-- BEGIN --

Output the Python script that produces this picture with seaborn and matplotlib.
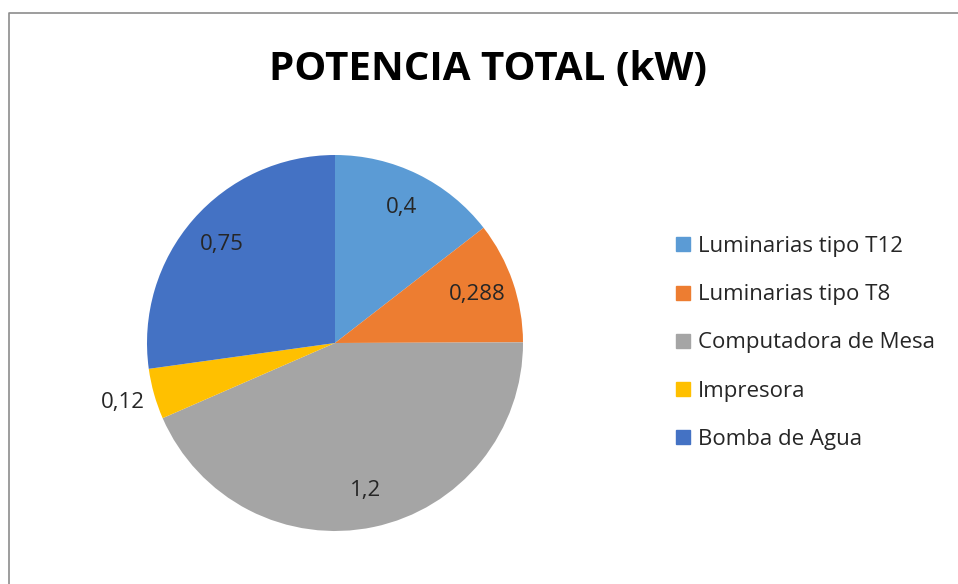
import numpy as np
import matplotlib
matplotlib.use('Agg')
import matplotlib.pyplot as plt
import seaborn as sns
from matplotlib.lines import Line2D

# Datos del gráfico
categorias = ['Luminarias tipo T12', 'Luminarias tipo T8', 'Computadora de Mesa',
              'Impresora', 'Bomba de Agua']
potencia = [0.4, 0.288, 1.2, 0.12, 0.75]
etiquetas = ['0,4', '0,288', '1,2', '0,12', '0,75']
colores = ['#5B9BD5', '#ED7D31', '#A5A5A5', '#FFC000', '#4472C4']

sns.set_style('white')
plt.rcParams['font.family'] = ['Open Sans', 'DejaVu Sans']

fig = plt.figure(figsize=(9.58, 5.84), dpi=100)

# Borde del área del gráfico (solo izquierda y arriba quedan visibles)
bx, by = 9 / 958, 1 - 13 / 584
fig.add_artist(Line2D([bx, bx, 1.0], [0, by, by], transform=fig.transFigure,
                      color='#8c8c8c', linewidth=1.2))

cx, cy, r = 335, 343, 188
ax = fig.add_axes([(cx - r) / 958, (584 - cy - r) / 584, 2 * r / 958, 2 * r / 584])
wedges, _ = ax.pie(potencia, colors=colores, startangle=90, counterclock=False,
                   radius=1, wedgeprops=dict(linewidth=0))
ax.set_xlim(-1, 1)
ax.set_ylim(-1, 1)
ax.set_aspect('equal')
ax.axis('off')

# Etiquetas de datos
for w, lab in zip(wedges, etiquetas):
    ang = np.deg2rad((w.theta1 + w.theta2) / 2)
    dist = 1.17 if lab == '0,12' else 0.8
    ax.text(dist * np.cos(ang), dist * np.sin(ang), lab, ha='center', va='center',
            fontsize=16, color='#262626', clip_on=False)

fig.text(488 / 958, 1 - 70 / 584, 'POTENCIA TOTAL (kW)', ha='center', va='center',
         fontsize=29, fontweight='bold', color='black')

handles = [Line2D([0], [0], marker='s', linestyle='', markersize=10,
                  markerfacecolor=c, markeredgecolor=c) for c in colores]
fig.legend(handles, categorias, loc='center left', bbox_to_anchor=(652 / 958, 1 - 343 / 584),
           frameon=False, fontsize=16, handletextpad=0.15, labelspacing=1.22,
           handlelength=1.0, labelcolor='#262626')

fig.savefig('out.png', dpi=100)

-- END --

### [Do this]
In the listing, find every line containing the word "seaborn" and list it.

### [Response]
Output the Python script that produces this picture with seaborn and matplotlib.
import seaborn as sns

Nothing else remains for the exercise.